I have created the below Excel and uploaded it to the HDFS location “/tmp/Spark_excel.xlsx”

Read Excel files with Spark

Reading Excel Files

For Reading excel files in Python, There are 2 easy ways

  1. Using spark-excel library
  2. Using Pandas

Using spark-excel library

In this example, We are using “spark-excel” library to read data from an Excel file, To use the “spark-excel” library, We need to make sure to add the package while triggering the spark command.
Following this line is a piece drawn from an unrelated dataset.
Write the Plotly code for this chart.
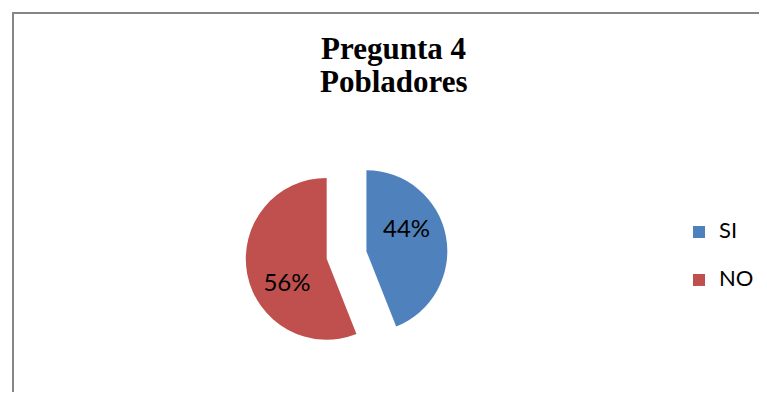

This helps to add “spark-excel” and all its dependent libraries

1. Start a Spark session and import the necessary libraries:

pyspark --packages com.crealytics:spark-excel_2.11:0.13.1
>>> from pyspark.sql import SparkSession

2. Read the Excel file into a Spark DataFrame:

>>> spark = SparkSession.builder.appName("Read Excel file with PySpark").getOrCreate()

>>> df = spark.read.format("com.crealytics.spark.excel").option("sheetName", "Sheet1").option("header", "true").option("treatEmptyValuesAsNulls", "false").option("inferSchema", "true").load("/tmp/Spark_excel.xlsx")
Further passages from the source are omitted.